De Beers’ decision to launch a laboratory-grown diamond jewelry brand called Lightbox was likely prompted by a desire to create clear segmentation of the lab-grown and mined diamond industries and to protect its revenues from the mined diamond business, ABN Amro Bank says in a report.
“Gem-quality laboratory-grown diamonds threaten the business case of miners,” the bank wrote in the report. “For most diamond miners and producers, gem-quality laboratory-grown diamonds have been a threat for several reasons. For a start, undisclosed mixing of laboratory-grown diamonds with natural diamonds had a serious impact on confidence in the industry. However, since the introduction of the detection machines the fear of mixing laboratory-grown diamonds with natural diamonds has eased. Moreover, the miners have not only been confronted with a substitution product but also the entrance of a large number of new market participants who threaten to end the oligopolic industry structure. Furthermore, the marketing campaign of the miners to defend their turf has not been particularly successful up to now. In fact, there are signs that the laboratory-grown diamond producers have the upper hand.

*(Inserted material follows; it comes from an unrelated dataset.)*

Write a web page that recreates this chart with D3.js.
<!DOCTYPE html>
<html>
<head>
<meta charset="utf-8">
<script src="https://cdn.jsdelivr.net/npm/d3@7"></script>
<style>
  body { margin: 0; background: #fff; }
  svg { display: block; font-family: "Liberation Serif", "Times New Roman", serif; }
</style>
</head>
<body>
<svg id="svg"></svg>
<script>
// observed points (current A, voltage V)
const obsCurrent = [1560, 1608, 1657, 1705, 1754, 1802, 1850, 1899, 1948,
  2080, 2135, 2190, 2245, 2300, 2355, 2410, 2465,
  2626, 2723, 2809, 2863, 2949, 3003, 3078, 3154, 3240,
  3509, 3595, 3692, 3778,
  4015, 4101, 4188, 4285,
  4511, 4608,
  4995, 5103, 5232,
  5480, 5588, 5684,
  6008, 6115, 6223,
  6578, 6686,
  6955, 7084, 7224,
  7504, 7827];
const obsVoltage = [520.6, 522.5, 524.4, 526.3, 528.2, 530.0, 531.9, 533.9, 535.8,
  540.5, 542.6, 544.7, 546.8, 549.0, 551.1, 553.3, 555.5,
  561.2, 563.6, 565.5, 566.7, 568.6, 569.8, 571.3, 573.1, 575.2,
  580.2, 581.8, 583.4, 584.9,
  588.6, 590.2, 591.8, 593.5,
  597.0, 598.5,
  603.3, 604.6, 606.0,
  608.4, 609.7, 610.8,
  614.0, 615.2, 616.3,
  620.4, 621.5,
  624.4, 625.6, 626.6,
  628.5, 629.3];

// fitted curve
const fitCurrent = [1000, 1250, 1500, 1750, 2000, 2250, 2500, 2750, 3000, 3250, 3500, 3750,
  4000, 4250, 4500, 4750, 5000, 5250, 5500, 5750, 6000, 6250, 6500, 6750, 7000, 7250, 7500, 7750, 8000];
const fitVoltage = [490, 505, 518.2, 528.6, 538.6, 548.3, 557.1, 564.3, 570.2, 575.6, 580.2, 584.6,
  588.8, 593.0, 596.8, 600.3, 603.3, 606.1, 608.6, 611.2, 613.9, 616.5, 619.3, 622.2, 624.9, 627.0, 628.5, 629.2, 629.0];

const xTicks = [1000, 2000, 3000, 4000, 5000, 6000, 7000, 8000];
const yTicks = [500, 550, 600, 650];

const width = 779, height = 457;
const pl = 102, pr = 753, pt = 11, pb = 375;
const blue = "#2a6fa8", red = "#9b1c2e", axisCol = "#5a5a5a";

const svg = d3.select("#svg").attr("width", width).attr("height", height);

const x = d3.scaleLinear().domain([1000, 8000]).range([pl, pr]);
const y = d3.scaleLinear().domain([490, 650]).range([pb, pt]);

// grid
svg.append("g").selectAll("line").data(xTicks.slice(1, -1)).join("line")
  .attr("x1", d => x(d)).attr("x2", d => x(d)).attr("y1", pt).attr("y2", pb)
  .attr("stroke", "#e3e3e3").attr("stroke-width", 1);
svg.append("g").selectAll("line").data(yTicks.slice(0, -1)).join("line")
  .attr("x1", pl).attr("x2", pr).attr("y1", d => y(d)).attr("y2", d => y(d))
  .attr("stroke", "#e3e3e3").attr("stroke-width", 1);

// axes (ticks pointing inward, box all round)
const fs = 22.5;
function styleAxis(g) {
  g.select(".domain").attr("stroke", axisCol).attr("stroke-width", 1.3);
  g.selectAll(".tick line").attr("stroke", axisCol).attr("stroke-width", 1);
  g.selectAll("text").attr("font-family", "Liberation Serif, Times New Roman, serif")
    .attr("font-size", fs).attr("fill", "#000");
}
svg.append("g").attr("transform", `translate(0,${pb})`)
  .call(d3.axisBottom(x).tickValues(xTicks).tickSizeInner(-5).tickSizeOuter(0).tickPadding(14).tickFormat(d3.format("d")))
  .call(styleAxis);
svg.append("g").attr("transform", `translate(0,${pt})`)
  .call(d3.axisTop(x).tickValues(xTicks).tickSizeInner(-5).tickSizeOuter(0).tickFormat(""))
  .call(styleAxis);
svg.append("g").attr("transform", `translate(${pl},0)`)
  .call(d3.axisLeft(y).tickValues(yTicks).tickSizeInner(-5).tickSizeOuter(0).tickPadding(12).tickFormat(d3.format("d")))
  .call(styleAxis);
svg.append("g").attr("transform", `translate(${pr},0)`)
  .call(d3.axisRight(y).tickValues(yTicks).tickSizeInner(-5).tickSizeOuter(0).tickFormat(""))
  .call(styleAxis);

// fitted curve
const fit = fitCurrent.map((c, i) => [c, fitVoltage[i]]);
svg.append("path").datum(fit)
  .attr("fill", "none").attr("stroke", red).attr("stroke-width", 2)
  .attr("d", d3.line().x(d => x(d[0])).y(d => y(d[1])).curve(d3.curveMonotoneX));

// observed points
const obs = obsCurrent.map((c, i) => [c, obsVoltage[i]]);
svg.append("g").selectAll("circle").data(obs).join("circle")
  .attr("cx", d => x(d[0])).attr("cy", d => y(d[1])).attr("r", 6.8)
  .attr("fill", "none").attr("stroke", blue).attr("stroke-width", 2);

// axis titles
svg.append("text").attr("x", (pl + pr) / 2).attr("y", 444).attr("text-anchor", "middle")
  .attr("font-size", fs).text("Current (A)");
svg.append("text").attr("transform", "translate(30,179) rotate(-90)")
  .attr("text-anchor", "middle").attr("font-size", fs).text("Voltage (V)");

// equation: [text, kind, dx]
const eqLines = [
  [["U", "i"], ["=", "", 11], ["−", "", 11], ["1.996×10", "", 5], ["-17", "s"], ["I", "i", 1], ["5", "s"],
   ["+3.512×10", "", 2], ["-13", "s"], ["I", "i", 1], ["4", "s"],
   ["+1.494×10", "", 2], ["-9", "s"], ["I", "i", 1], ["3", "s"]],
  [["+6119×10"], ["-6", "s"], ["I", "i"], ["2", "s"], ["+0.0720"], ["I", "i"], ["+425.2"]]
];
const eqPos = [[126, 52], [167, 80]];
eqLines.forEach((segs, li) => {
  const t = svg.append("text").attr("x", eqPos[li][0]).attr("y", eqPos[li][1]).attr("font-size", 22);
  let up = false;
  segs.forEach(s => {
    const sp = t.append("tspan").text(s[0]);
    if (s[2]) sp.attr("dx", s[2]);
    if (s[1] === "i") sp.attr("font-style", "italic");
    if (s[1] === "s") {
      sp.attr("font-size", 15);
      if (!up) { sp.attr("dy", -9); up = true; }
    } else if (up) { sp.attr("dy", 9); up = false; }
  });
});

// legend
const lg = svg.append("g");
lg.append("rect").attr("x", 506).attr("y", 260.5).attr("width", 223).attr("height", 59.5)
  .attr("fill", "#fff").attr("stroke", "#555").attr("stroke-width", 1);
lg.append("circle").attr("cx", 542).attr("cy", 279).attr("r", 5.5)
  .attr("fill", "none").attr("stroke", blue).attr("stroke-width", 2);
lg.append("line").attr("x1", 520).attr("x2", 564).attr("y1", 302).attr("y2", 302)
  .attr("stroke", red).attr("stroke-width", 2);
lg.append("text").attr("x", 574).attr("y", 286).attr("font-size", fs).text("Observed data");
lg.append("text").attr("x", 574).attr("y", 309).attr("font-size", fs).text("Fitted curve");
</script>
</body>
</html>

“De Beers is known for being proactive, the industry’s leader in many ways. First, it used the knowledge of its laboratory-grown diamond production unit (Element 6) to build machines that can early detect laboratory-grown diamonds in parcels of natural diamonds. Moreover its diamond grading service – International Institute of Diamond Grading & Research or IIDGR – has the knowledge to detect laboratory-grown diamonds. Second, it announced in January 2018 that it aims to launch the first industry-wide blockchain this year to track gems each time they change hands starting from the moment they are dug from the ground. And now De Beers directly takes on the laboratory-grown diamonds’ challenge by its latest announcement to launch a laboratory-grown diamond jewelry brand Lightbox.
“What is the strategy behind this move? We were not present in De Beers’ boardroom, but we think that the most likely strategies behind the announcement by De Beers are as follows. First, De Beers would like to create clear segmentation of the two different industries: a natural diamond industry and a laboratory-grown diamond industry. If successful it could protect the revenues from the mined diamond business. It is possible to create two different industries. However, it remains to be seen if this will happen. Markets will only remain separated if the products in the two different markets are sufficiently different.

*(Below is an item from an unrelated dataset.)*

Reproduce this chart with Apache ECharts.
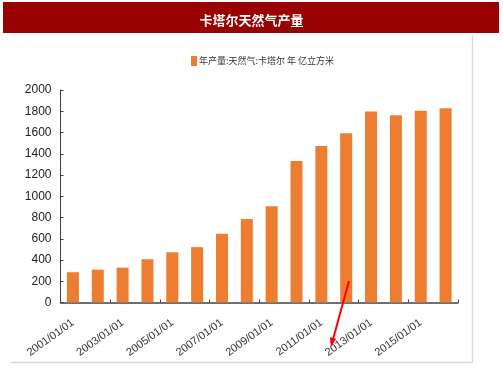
<!DOCTYPE html>
<html>
<head>
<meta charset="utf-8">
<script src="https://cdn.jsdelivr.net/npm/echarts@6/dist/echarts.min.js"></script>
<style>html,body{margin:0;padding:0;background:#fff}#c{width:503px;height:378px}</style>
</head>
<body>
<div id="c"></div>
<script>
const categories = ['2001/01/01','2002/01/01','2003/01/01','2004/01/01','2005/01/01','2006/01/01','2007/01/01','2008/01/01','2009/01/01','2010/01/01','2011/01/01','2012/01/01','2013/01/01','2014/01/01','2015/01/01','2016/01/01'];
const production = [285, 309, 328, 407, 473, 521, 646, 785, 907, 1332, 1474, 1592, 1797, 1762, 1804, 1828];
const seriesName = '年产量:天然气:卡塔尔 年 亿立方米';
const titleText = '卡塔尔天然气产量';
const font = '"Liberation Sans", Arial, sans-serif';

const chart = echarts.init(document.getElementById('c'), null, {renderer: 'canvas'});
chart.setOption({
  animation: false,
  title: {
    text: titleText, left: 'center', top: 9,
    textStyle: {color: '#fff', fontSize: 13, fontWeight: 'bold', fontFamily: 'Noto Sans CJK SC'}
  },
  legend: {
    left: 186, top: 51, itemWidth: 6, itemHeight: 10, itemGap: 10,
    icon: 'rect',
    textStyle: {color: '#333', fontSize: 9, fontFamily: 'Noto Sans CJK SC', padding: [0, 0, 0, -3]},
    data: [seriesName]
  },
  grid: {left: 60.5, right: 45, top: 90, bottom: 75.5},
  xAxis: {
    type: 'category', data: categories, boundaryGap: true,
    axisLine: {lineStyle: {color: '#404040', width: 1.5}},
    axisTick: {show: true, inside: true, length: 3, interval: 1, lineStyle: {color: '#404040'}},
    axisLabel: {interval: 1, rotate: 36, fontSize: 11, color: '#333', fontFamily: font, margin: 19}
  },
  yAxis: {
    type: 'value', min: 0, max: 2000, interval: 200,
    axisLine: {show: true, lineStyle: {color: '#404040', width: 1}},
    axisTick: {show: true, inside: true, length: 3, lineStyle: {color: '#404040'}},
    splitLine: {show: false},
    axisLabel: {fontSize: 12, color: '#222', fontFamily: font, margin: 9, formatter: v => String(v)}
  },
  series: [{
    name: seriesName, type: 'bar', data: production, barWidth: 12,
    itemStyle: {color: '#ED7D31'}
  }],
  graphic: [
    {type: 'rect', z: -1, shape: {x: 3, y: 2, width: 496, height: 31}, style: {fill: '#990000'}},
    {type: 'line', shape: {x1: 472.5, y1: 35, x2: 472.5, y2: 363}, style: {stroke: '#d9d9d9', lineWidth: 1.5}},
    {type: 'line', shape: {x1: 11, y1: 362.5, x2: 472.5, y2: 362.5}, style: {stroke: '#d9d9d9', lineWidth: 1.5}},
    {type: 'line', z: 100, shape: {x1: 349, y1: 281, x2: 332, y2: 343}, style: {stroke: '#ff0000', lineWidth: 2}},
    {type: 'polygon', z: 100, shape: {points: [[331, 347], [336.2, 338.8], [329.8, 337.2]]}, style: {fill: '#ff0000'}}
  ]
});
</script>
</body>
</html>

Second, both industries have different industry structures: oligopoly for the natural diamond industry where the strategy of supply limitation is important. Meanwhile full competition will characterize the laboratory-grown diamond industry.

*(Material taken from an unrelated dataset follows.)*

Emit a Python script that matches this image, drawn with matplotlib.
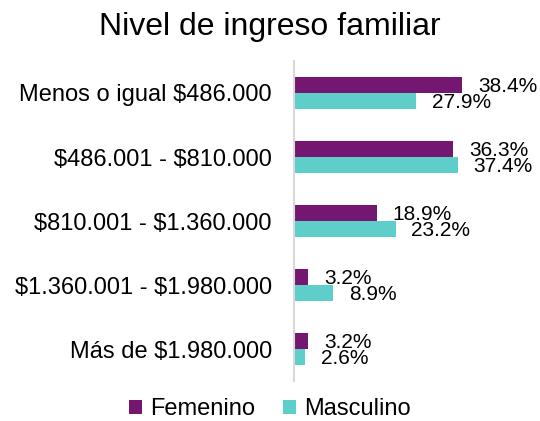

Third, there is a new set of generic strategies. For the natural diamond industry the strategy seems to be differentiation and focus, while for the laboratory-grown diamond industry the strategy is economies of scale and focus. De Beers has priced the laboratory-grown diamonds based on the production costs rather than as a discount on the natural diamonds, like the other laboratory-grown diamond producers have done. This pricing strategy should help create the perception that the two products are different enough to have separate markets. The other laboratory-grown diamond producers are being challenged to follow with De Beers’ low pricing strategy (not pricing off the natural diamonds) and the perception that laboratory-grown diamonds are not special and rare.